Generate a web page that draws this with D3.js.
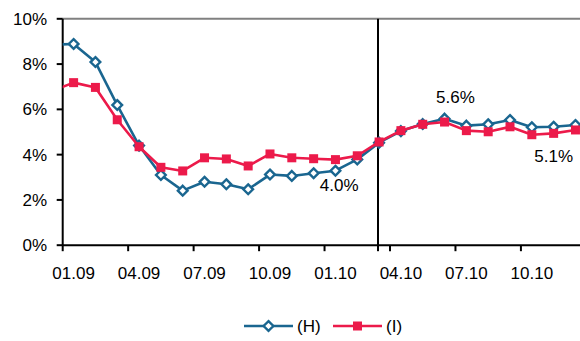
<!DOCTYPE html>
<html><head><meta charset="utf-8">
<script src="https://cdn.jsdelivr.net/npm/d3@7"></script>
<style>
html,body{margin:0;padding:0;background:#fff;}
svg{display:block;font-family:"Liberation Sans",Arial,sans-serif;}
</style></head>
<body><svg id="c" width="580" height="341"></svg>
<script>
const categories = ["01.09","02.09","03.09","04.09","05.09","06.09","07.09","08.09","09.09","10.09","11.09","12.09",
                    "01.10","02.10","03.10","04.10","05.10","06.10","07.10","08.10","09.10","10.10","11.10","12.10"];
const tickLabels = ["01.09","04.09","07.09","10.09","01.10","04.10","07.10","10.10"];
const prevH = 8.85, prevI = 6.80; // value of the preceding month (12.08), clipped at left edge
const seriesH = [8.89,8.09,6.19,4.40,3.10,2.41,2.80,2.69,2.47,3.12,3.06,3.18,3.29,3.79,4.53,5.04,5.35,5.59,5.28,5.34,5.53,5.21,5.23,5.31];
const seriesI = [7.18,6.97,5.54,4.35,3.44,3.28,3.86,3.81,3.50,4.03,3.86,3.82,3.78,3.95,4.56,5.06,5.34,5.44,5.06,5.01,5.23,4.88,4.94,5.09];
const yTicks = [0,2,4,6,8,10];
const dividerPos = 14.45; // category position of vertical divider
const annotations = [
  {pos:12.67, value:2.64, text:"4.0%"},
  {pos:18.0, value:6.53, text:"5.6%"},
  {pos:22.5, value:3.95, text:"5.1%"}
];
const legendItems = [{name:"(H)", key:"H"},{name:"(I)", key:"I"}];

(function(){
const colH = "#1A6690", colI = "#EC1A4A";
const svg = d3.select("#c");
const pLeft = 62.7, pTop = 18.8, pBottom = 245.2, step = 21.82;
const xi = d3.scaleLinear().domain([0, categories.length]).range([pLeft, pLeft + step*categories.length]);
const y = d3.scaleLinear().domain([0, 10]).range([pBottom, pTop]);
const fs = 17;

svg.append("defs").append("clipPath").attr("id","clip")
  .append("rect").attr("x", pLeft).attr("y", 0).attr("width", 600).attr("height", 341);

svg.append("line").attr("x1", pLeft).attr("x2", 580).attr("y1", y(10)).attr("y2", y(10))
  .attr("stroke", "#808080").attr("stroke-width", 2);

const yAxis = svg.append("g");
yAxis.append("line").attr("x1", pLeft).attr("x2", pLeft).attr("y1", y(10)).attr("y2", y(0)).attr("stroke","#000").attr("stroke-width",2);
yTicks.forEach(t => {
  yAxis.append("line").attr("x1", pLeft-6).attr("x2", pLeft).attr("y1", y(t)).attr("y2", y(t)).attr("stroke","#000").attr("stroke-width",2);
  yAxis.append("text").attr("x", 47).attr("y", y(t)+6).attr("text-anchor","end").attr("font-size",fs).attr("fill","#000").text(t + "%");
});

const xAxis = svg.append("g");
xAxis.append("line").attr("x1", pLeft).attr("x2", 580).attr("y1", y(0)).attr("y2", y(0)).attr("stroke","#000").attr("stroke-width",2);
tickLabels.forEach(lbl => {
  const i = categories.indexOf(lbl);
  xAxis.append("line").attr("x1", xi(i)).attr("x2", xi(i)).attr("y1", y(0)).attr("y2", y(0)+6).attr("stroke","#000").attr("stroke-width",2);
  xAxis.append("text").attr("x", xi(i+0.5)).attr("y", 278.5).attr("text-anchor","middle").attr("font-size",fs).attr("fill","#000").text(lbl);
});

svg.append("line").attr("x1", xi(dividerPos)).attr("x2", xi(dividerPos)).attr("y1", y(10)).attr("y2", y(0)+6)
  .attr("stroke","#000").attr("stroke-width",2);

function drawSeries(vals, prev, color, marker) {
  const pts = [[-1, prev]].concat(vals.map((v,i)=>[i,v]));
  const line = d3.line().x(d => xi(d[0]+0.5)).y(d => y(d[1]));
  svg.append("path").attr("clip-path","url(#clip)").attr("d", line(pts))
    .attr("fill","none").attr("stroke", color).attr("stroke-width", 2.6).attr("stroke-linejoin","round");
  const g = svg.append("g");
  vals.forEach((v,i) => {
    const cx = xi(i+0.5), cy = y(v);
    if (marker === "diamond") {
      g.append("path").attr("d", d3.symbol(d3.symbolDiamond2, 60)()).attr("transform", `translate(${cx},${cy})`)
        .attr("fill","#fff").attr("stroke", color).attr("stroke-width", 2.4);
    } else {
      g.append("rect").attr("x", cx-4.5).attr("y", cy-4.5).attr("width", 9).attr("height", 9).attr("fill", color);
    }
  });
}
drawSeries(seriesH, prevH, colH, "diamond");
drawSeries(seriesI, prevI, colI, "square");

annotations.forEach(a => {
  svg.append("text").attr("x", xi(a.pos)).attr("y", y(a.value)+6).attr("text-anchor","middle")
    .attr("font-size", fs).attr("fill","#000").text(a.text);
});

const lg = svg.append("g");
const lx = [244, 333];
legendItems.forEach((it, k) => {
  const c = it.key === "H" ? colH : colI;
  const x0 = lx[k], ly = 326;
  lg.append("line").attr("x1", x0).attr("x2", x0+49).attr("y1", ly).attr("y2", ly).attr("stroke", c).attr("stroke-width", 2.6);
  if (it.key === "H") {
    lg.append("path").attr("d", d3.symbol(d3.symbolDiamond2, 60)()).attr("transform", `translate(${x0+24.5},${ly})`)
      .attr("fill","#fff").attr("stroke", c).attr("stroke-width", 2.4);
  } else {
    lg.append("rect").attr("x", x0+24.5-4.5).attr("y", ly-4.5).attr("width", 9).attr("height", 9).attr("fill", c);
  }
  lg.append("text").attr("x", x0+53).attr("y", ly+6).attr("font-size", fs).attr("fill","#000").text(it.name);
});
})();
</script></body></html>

================

→ The task
Make an exact copy of the listing above. Do not include the pictures.

→ Completed task
Generate a web page that draws this with D3.js.
<!DOCTYPE html>
<html><head><meta charset="utf-8">
<script src="https://cdn.jsdelivr.net/npm/d3@7"></script>
<style>
html,body{margin:0;padding:0;background:#fff;}
svg{display:block;font-family:"Liberation Sans",Arial,sans-serif;}
</style></head>
<body><svg id="c" width="580" height="341"></svg>
<script>
const categories = ["01.09","02.09","03.09","04.09","05.09","06.09","07.09","08.09","09.09","10.09","11.09","12.09",
                    "01.10","02.10","03.10","04.10","05.10","06.10","07.10","08.10","09.10","10.10","11.10","12.10"];
const tickLabels = ["01.09","04.09","07.09","10.09","01.10","04.10","07.10","10.10"];
const prevH = 8.85, prevI = 6.80; // value of the preceding month (12.08), clipped at left edge
const seriesH = [8.89,8.09,6.19,4.40,3.10,2.41,2.80,2.69,2.47,3.12,3.06,3.18,3.29,3.79,4.53,5.04,5.35,5.59,5.28,5.34,5.53,5.21,5.23,5.31];
const seriesI = [7.18,6.97,5.54,4.35,3.44,3.28,3.86,3.81,3.50,4.03,3.86,3.82,3.78,3.95,4.56,5.06,5.34,5.44,5.06,5.01,5.23,4.88,4.94,5.09];
const yTicks = [0,2,4,6,8,10];
const dividerPos = 14.45; // category position of vertical divider
const annotations = [
  {pos:12.67, value:2.64, text:"4.0%"},
  {pos:18.0, value:6.53, text:"5.6%"},
  {pos:22.5, value:3.95, text:"5.1%"}
];
const legendItems = [{name:"(H)", key:"H"},{name:"(I)", key:"I"}];

(function(){
const colH = "#1A6690", colI = "#EC1A4A";
const svg = d3.select("#c");
const pLeft = 62.7, pTop = 18.8, pBottom = 245.2, step = 21.82;
const xi = d3.scaleLinear().domain([0, categories.length]).range([pLeft, pLeft + step*categories.length]);
const y = d3.scaleLinear().domain([0, 10]).range([pBottom, pTop]);
const fs = 17;

svg.append("defs").append("clipPath").attr("id","clip")
  .append("rect").attr("x", pLeft).attr("y", 0).attr("width", 600).attr("height", 341);

svg.append("line").attr("x1", pLeft).attr("x2", 580).attr("y1", y(10)).attr("y2", y(10))
  .attr("stroke", "#808080").attr("stroke-width", 2);

const yAxis = svg.append("g");
yAxis.append("line").attr("x1", pLeft).attr("x2", pLeft).attr("y1", y(10)).attr("y2", y(0)).attr("stroke","#000").attr("stroke-width",2);
yTicks.forEach(t => {
  yAxis.append("line").attr("x1", pLeft-6).attr("x2", pLeft).attr("y1", y(t)).attr("y2", y(t)).attr("stroke","#000").attr("stroke-width",2);
  yAxis.append("text").attr("x", 47).attr("y", y(t)+6).attr("text-anchor","end").attr("font-size",fs).attr("fill","#000").text(t + "%");
});

const xAxis = svg.append("g");
xAxis.append("line").attr("x1", pLeft).attr("x2", 580).attr("y1", y(0)).attr("y2", y(0)).attr("stroke","#000").attr("stroke-width",2);
tickLabels.forEach(lbl => {
  const i = categories.indexOf(lbl);
  xAxis.append("line").attr("x1", xi(i)).attr("x2", xi(i)).attr("y1", y(0)).attr("y2", y(0)+6).attr("stroke","#000").attr("stroke-width",2);
  xAxis.append("text").attr("x", xi(i+0.5)).attr("y", 278.5).attr("text-anchor","middle").attr("font-size",fs).attr("fill","#000").text(lbl);
});

svg.append("line").attr("x1", xi(dividerPos)).attr("x2", xi(dividerPos)).attr("y1", y(10)).attr("y2", y(0)+6)
  .attr("stroke","#000").attr("stroke-width",2);

function drawSeries(vals, prev, color, marker) {
  const pts = [[-1, prev]].concat(vals.map((v,i)=>[i,v]));
  const line = d3.line().x(d => xi(d[0]+0.5)).y(d => y(d[1]));
  svg.append("path").attr("clip-path","url(#clip)").attr("d", line(pts))
    .attr("fill","none").attr("stroke", color).attr("stroke-width", 2.6).attr("stroke-linejoin","round");
  const g = svg.append("g");
  vals.forEach((v,i) => {
    const cx = xi(i+0.5), cy = y(v);
    if (marker === "diamond") {
      g.append("path").attr("d", d3.symbol(d3.symbolDiamond2, 60)()).attr("transform", `translate(${cx},${cy})`)
        .attr("fill","#fff").attr("stroke", color).attr("stroke-width", 2.4);
    } else {
      g.append("rect").attr("x", cx-4.5).attr("y", cy-4.5).attr("width", 9).attr("height", 9).attr("fill", color);
    }
  });
}
drawSeries(seriesH, prevH, colH, "diamond");
drawSeries(seriesI, prevI, colI, "square");

annotations.forEach(a => {
  svg.append("text").attr("x", xi(a.pos)).attr("y", y(a.value)+6).attr("text-anchor","middle")
    .attr("font-size", fs).attr("fill","#000").text(a.text);
});

const lg = svg.append("g");
const lx = [244, 333];
legendItems.forEach((it, k) => {
  const c = it.key === "H" ? colH : colI;
  const x0 = lx[k], ly = 326;
  lg.append("line").attr("x1", x0).attr("x2", x0+49).attr("y1", ly).attr("y2", ly).attr("stroke", c).attr("stroke-width", 2.6);
  if (it.key === "H") {
    lg.append("path").attr("d", d3.symbol(d3.symbolDiamond2, 60)()).attr("transform", `translate(${x0+24.5},${ly})`)
      .attr("fill","#fff").attr("stroke", c).attr("stroke-width", 2.4);
  } else {
    lg.append("rect").attr("x", x0+24.5-4.5).attr("y", ly-4.5).attr("width", 9).attr("height", 9).attr("fill", c);
  }
  lg.append("text").attr("x", x0+53).attr("y", ly+6).attr("font-size", fs).attr("fill","#000").text(it.name);
});
})();
</script></body></html>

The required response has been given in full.